Cette célèbre glose de Rachi, qui est souvent utilisée par les Directeurs Spirituels et autres responsables pédagogiques pour indiquer aux élèves qu’ils ont encore bien du chemin à parcourir et qu’ils n’ont aucune raison de se plaindre, est en réalité tirée du Midrach (Béréchit Rabba LXVIII, 11).
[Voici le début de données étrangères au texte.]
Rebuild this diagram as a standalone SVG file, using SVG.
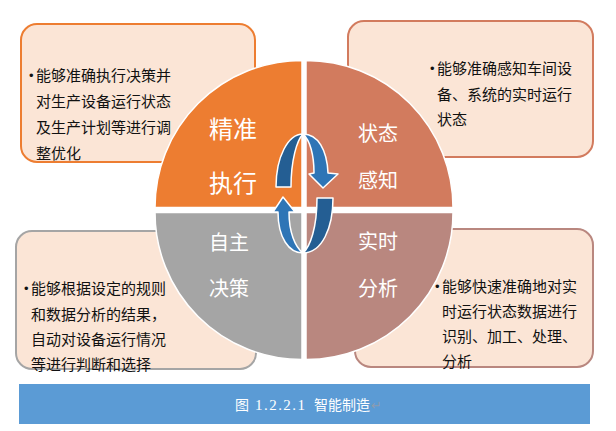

Et le Midrach nous raconte aussi autre chose :

וַיִּשְׁכַּב בַּמָּקוֹם הַהוּא, רַבִּי יְהוּדָה וְרַבִּי נְחֶמְיָה, רַבִּי יְהוּדָה אָמַר כָּאן שָׁכַב אֲבָל כָּל אַרְבַּע עֶשְׂרֵה שָׁנָה שֶׁהָיָה טָמוּן בְּבֵית עֵבֶר לֹא שָׁכָב. וְרַבִּי נְחֶמְיָה אָמַר כָּאן שָׁכַב, אֲבָל כָּל עֶשְׂרִים שָׁנָה שֶׁעָמַד בְּבֵיתוֹ שֶׁל לָבָן לֹא שָׁכָב, וּמָה הָיָה אוֹמֵר, רַבִּי יְהוֹשֻׁעַ בֶּן לֵוִי אָמַר חֲמֵשׁ עֶשְׂרֵה שִׁיר הַמַּעֲלוֹת שֶׁבְּסֵפֶר תְּהִלִּים, מַאי טַעְמֵיהּ (תהלים קכד, א): שִׁיר הַמַּעֲלוֹת לְדָוִד לוּלֵי ה’ שֶׁהָיָה לָנוּ יֹאמַר נָא יִשְׂרָאֵל, יִשְׂרָאֵל סָבָא. רַבִּי שְׁמוּאֵל בַּר נַחְמָן אָמַר כָּל סֵפֶר תְּהִלִּים הָיָה אוֹמֵר, מַה טַּעַם (תהלים כב, ד): וְאַתָּה קָדוֹשׁ יוֹשֵׁב תְּהִלּוֹת יִשְׂרָאֵל, יִשְׂרָאֵל סָבָא

« Il dormit en ce lieu –  Rabbi Yéhouda et Rabbi Néhémia s’opposaient à ce sujet.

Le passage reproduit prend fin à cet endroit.